В последние десятилетия именно такая логика в оценке данных договора 944 г. – то есть не отождествление лиц, поимённо перечисленных в начале, с позже упомянутыми «князьями» и «боярами», а наоборот, принципиальное их разделение – стала набирать всё больше сторонников. Кто такие «князья» и «бояре» толкуется по-разному (здесь исследователи уже опираются не на договоры, а на другие источники и свои общие представления), но по отношению к тем, кто послал послов, сохраняется старая двойственность подходов: часть исследователей видит в них некую знать, не связанную кровно с Рюриковичами, а часть – родственников Игоря. Первый подход отстаивают, например, С. Франклин и Дж. Шепард, Н. Ф. Котляр, Г. Шрамм и М. Б. Свердлов[794]
. Второй– А. В. Назаренко, А. П. и П. П. Толочко, А. А. Горский и Е. А. Шинаков[795]. Однако, трудности, с которыми сталкиваются последователи того или другого подхода, остаются прежними и по-прежнему нерешёнными. Так, приверженцы первого подхода фактически оставляют открытым вопрос об умолчании списков договора 944 г. о Свенельде и Асмуде, а вторая группа учёных ничего не может поделать с тем простым фактом, что сам договор говорит как о родственниках Игоря только о 4 лицах (Святославе, Ольге, Игоре-племяннике и Акуне).А. В. Назаренко, поддержавший «родовую интерпретацию», связал её с представлением о том, что первоначальная территория Киевского государства (Русская земля в узком смысле слова) являлась «коллективной собственностью» всего княжеского рода Рюриковичей. В рассуждениях исследователя существенную роль играет критика сопоставлений, которые предпринял Г. Г. Литаврин, между данными договора 944 г. и описанием константинопольского приёма Ольги в трактате (обряднике) Константина Багрянородного «De ceremoniis». Литаврин, предложив свой перевод того отрывка трактата, в котором рассказывается о приёме Ольги, сравнил указания о разных лицах в сопровождении Ольги, а также их численности и суммах денег, которые они получили от императора (эти цифры приводятся Константином), с именным списком послов, людей, их пославших, и купцов договора 944 г. Такого рода сопоставления предпринимались и раньше (М. М. Грушевским, М. Д. Присёлковым, А. В. Соловьёвым, Б. Д. Грековым и др.), но они носили более или менее общий и иллюстративный характер, а Литаврин попытался с помощью детального анализа числовых соотношений установить дифференциацию в элите Киевского государства X в.[796]
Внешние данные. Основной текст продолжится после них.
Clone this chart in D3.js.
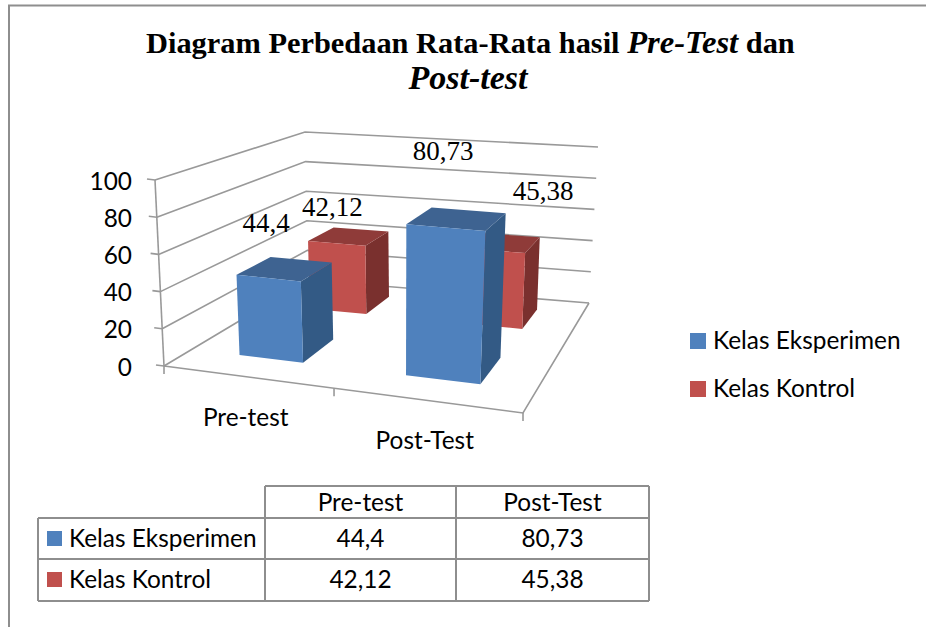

На мой взгляд, подсчёты Литаврина и его общие выводы не выглядят убедительно, и их критика со стороны Назаренко справедлива. Чтобы разобраться во всех деталях дискуссии, надо обратиться к самому источнику – рассказу Константина о приёме Ольги. Разбор этого текста тем более необходим, что после публикации перевода Литаврина были опубликованы ещё два перевода этого отрывка – на английский и русский языки, – но уже вместе с переводом всей главы трактата, внутри которой помещён этот отрывок (глава 15 книги II)[797]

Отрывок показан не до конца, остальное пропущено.